This story is over 5 years old.


Charges Against French Parents Stir Mandatory Vaccination Debate

French parents-of-two are facing legal proceedings for refusing to have their child vaccinated, and they have referred to his country’s vaccination policy as “large-scale poisoning.”
Image via Flickr

Alongside Italy, France is one of the last countries in Europe to enforce the mandatory vaccination of children against illnesses such as tetanus, polio, and diphtheria — a trio of very serious infectious diseases.

On Thursday, Samia and Marc Larère, parents to two children, appeared before a court in the French district of Yonne to face charges of refusing to have their eldest daughter vaccinated.

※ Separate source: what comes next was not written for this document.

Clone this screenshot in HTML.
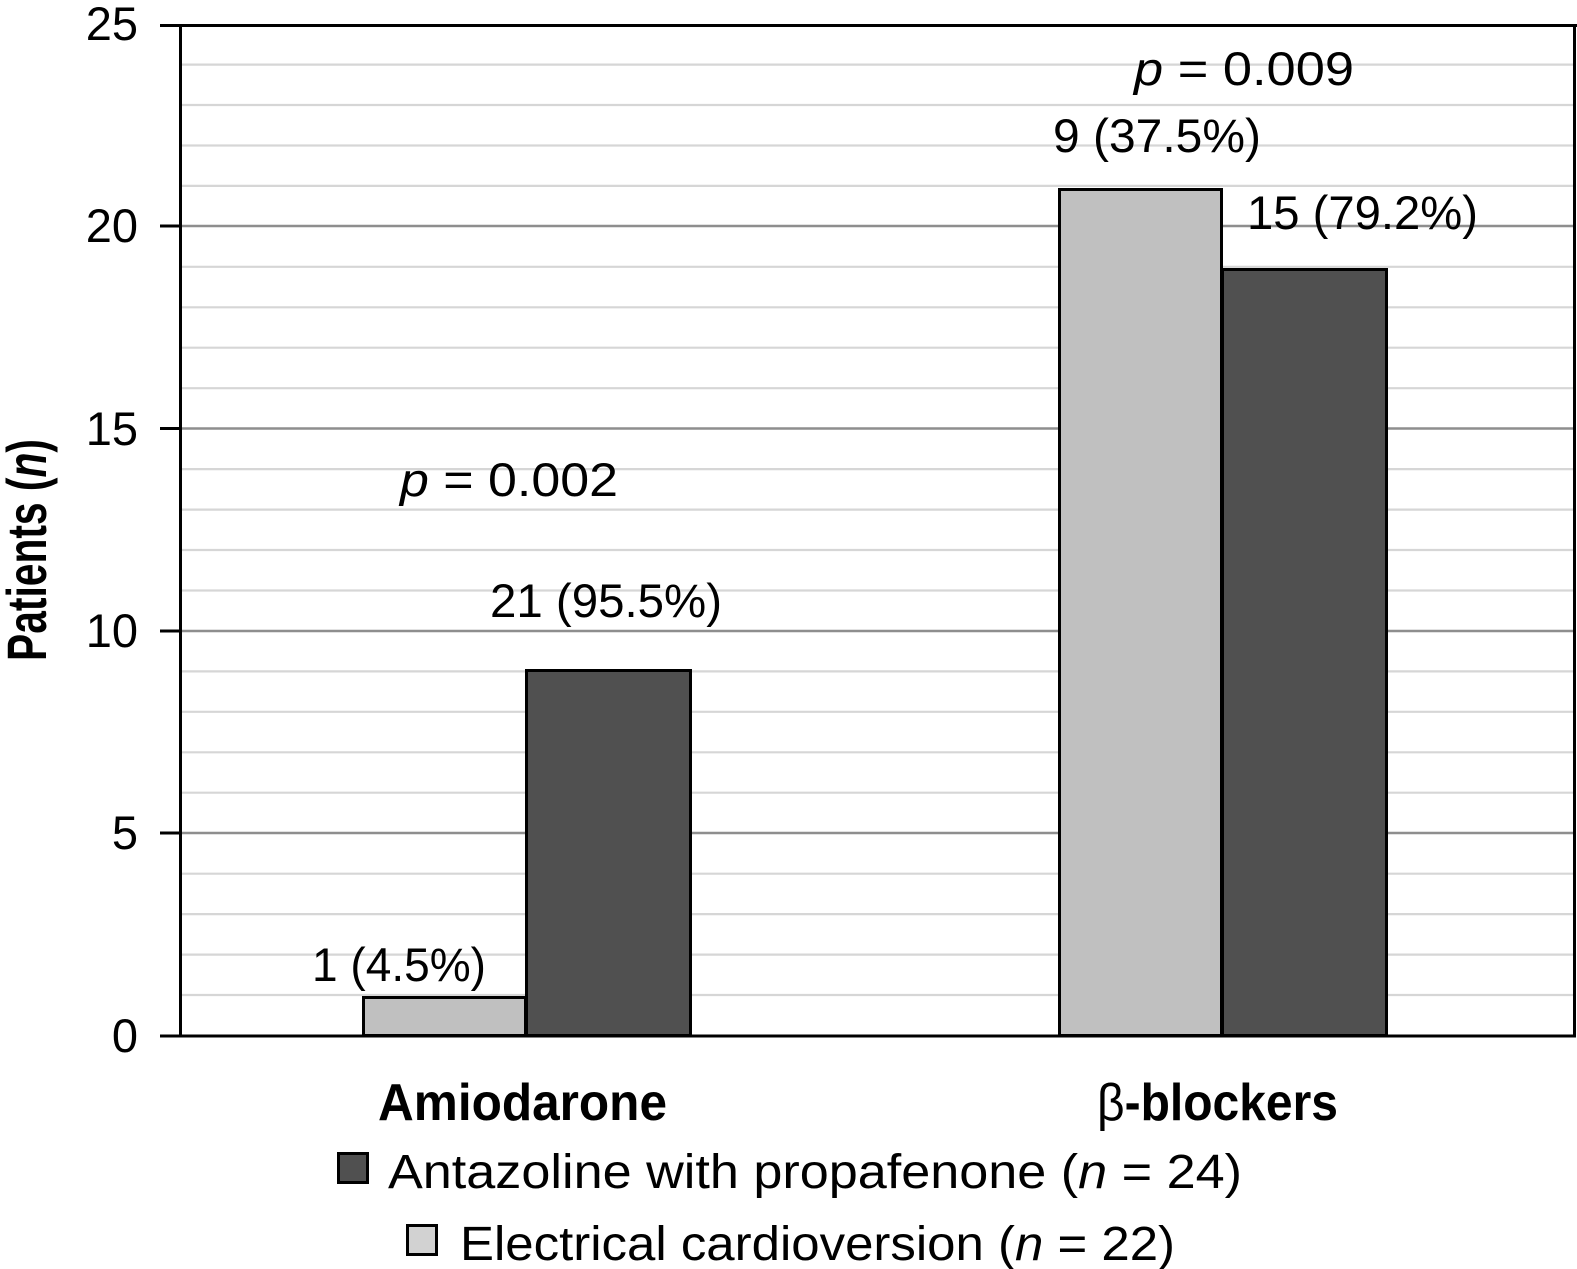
<!DOCTYPE html>
<html>
<head>
<meta charset="utf-8">
<style>
  html, body { margin: 0; padding: 0; background: #ffffff; }
  svg { display: block; }
  text { font-family: "Liberation Sans", "DejaVu Sans", sans-serif; fill: #000; }
</style>
</head>
<body>
<svg width="1577" height="1269" viewBox="0 0 1577 1269" xmlns="http://www.w3.org/2000/svg">
  <rect x="0" y="0" width="1577" height="1269" fill="#ffffff"/>

  <!-- minor gridlines (every 1 unit), y = 1035.5 - 40.46*v -->
  <g stroke="#d6d6d6" stroke-width="2.2">
    <line x1="181" x2="1573" y1="995.0" y2="995.0"/>
    <line x1="181" x2="1573" y1="954.6" y2="954.6"/>
    <line x1="181" x2="1573" y1="914.1" y2="914.1"/>
    <line x1="181" x2="1573" y1="873.7" y2="873.7"/>
    <line x1="181" x2="1573" y1="792.7" y2="792.7"/>
    <line x1="181" x2="1573" y1="752.3" y2="752.3"/>
    <line x1="181" x2="1573" y1="711.8" y2="711.8"/>
    <line x1="181" x2="1573" y1="671.4" y2="671.4"/>
    <line x1="181" x2="1573" y1="590.5" y2="590.5"/>
    <line x1="181" x2="1573" y1="550.0" y2="550.0"/>
    <line x1="181" x2="1573" y1="509.6" y2="509.6"/>
    <line x1="181" x2="1573" y1="469.1" y2="469.1"/>
    <line x1="181" x2="1573" y1="388.2" y2="388.2"/>
    <line x1="181" x2="1573" y1="347.7" y2="347.7"/>
    <line x1="181" x2="1573" y1="307.3" y2="307.3"/>
    <line x1="181" x2="1573" y1="266.8" y2="266.8"/>
    <line x1="181" x2="1573" y1="185.9" y2="185.9"/>
    <line x1="181" x2="1573" y1="145.5" y2="145.5"/>
    <line x1="181" x2="1573" y1="105.0" y2="105.0"/>
    <line x1="181" x2="1573" y1="64.6" y2="64.6"/>
  </g>
  <!-- major gridlines -->
  <g stroke="#8e8e8e" stroke-width="2.4">
    <line x1="181" x2="1573" y1="833" y2="833"/>
    <line x1="181" x2="1573" y1="631" y2="631"/>
    <line x1="181" x2="1573" y1="428.5" y2="428.5"/>
    <line x1="181" x2="1573" y1="226" y2="226"/>
  </g>

  <!-- bars -->
  <g stroke="#000" stroke-width="3">
    <rect x="363.5" y="997.5" width="162" height="38" fill="#c0c0c0"/>
    <rect x="526.5" y="670.5" width="164" height="365" fill="#505050"/>
    <rect x="1059.5" y="189.5" width="162" height="846" fill="#c0c0c0"/>
    <rect x="1222.5" y="269.5" width="164" height="766" fill="#505050"/>
  </g>

  <!-- axes / frame -->
  <g stroke="#000" stroke-width="3" fill="none">
    <line x1="160" x2="1577" y1="25.5" y2="25.5"/>
    <line x1="1574.5" x2="1574.5" y1="24" y2="1037"/>
    <line x1="180.5" x2="180.5" y1="24" y2="1037.5"/>
    <line x1="160" x2="1576" y1="1036" y2="1036"/>
    <line x1="160" x2="181" y1="833" y2="833"/>
    <line x1="160" x2="181" y1="631" y2="631"/>
    <line x1="160" x2="181" y1="428.5" y2="428.5"/>
    <line x1="160" x2="181" y1="226" y2="226"/>
  </g>

  <!-- tick labels -->
  <g font-size="47" text-anchor="end">
    <text x="138" y="40">25</text>
    <text x="138" y="242">20</text>
    <text x="138" y="445">15</text>
    <text x="138" y="647">10</text>
    <text x="138" y="849">5</text>
    <text x="138" y="1052">0</text>
  </g>

  <!-- y-axis title -->
  <text transform="translate(46,661) rotate(-90)" font-size="56" font-weight="bold" textLength="222" lengthAdjust="spacingAndGlyphs">Patients (<tspan font-style="italic">n</tspan>)</text>

  <!-- annotations -->
  <g font-size="47">
    <text x="1134" y="85" textLength="220" lengthAdjust="spacingAndGlyphs"><tspan font-style="italic">p</tspan> = 0.009</text>
    <text x="1053" y="152" textLength="208" lengthAdjust="spacingAndGlyphs">9 (37.5%)</text>
    <text x="1247" y="229" textLength="231" lengthAdjust="spacingAndGlyphs">15 (79.2%)</text>
    <text x="400" y="496" textLength="218" lengthAdjust="spacingAndGlyphs"><tspan font-style="italic">p</tspan> = 0.002</text>
    <text x="490" y="617" textLength="232" lengthAdjust="spacingAndGlyphs">21 (95.5%)</text>
    <text x="312" y="981" textLength="174" lengthAdjust="spacingAndGlyphs">1 (4.5%)</text>
  </g>

  <!-- category labels -->
  <g font-size="52" font-weight="bold">
    <text x="378" y="1120" textLength="289" lengthAdjust="spacingAndGlyphs">Amiodarone</text>
    <text x="1097" y="1120" textLength="241" lengthAdjust="spacingAndGlyphs"><tspan font-weight="normal">β</tspan>-blockers</text>
  </g>

  <!-- legend -->
  <rect x="338.5" y="1153.5" width="29" height="29" fill="#505050" stroke="#000" stroke-width="3"/>
  <text x="388" y="1188" font-size="48" textLength="854" lengthAdjust="spacingAndGlyphs">Antazoline with propafenone (<tspan font-style="italic">n</tspan> = 24)</text>
  <rect x="407.5" y="1225.5" width="29" height="29" fill="#d2d2d2" stroke="#000" stroke-width="3"/>
  <text x="460" y="1260" font-size="48" textLength="715" lengthAdjust="spacingAndGlyphs">Electrical cardioversion (<tspan font-style="italic">n</tspan> = 22)</text>
</svg>
</body>
</html>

"We are being accused of breaking the law. A law that makes inoculations against those illnesses mandatory for all children," Larère told VICE News. "This is known as 'vaccine refusal.' Something the French State considers a form of child abuse."


Mistrust of vaccines is a reoccurring topic in the French public debate on health. Suspicion has been fueled by rare health-related scandals, such as the recent one involving Gardasil — a vaccine used in the fight against cervical cancer.

Interviewed the same day by I>TELE, French Health and Social Affairs Minister Marisol Touraine called to put an end to the vaccine scare.

"We have vaccines to thank for the elimination of certain diseases in our country and on our planet," she said. "Polio is a disease that is starting to reappear. Syria is at risk of an epidemic."

The minister shared her concern over the mistrust and defiance that characterize the anti-vaccine movement. According to Larère, the parents' mistrust centers overwhelmingly on the additives found in vaccines.

"In the end, we ordered vaccines that don't contain additives, directly from the pharmaceuticals group Sanofi," he said. "However, they contained Thiomersal, which is mercury, a substance that has been banned since 1999.

"Vaccines are the ultimate myth of our society — a myth maintained by the large pharmaceutical laboratories. People need to familiarize themselves with the hundreds of reports penned by renowned researchers. They don't necessarily go hand-in-hand with what the main French pharmaceutical labs are saying. This topic is marred by tremendous self-censorship, even though what we're dealing with is large-scale poisoning," he said.


Larère also highlighted that France stands alone with its vaccination policy, which is in no case watertight. According to French radio station France Info, 3 to 5 percent of kids in France are not inoculated with the mandatory vaccines. One way to circumvent the requirement is to find a doctor willing to forge a vaccination certificate — a practice confirmed by numerous French forums on the subject. This was not a route chosen by the two parents in question. Larère shed some light on how the matter ended up in court.

"When we went to the hospital for our child's nine-month checkup, the pediatrician told us that he would have to flag us up to the Mother and Infant Protection Program," he said. "The PMI passed the information along to the prosecutor, who filed the case. Our attorney has just filed a Priority Preliminary Ruling on Constitutionality."

The appeal, which has gone through, allows the couple to bring the case before a higher legal authority, and the issue will now be addressed by the French Constitutional Court. This has opened debate on mandatory vaccinations, echoing a request by the French High Council for Public Health (HCSP) to revisit the question. Back in early September, HSCP published an online report highlighting the policy's shortfalls:

"The HCSP finds the current public infrastructure handling vaccinations to be complex, unclear and discriminatory. […] The HCSP considers that the enforcement or not of the policy of mandatory vaccinations for the general population is a matter for society to determine, and one deserving of a debate, to be organized by the authorities."

Speaking to VICE News upon leaving court, Larère said he felt confident.

"At least we'll no longer be treated like abusive parents, since the question is now in the public sphere," he said.

Virgile Dall'Armellina contributed to this article.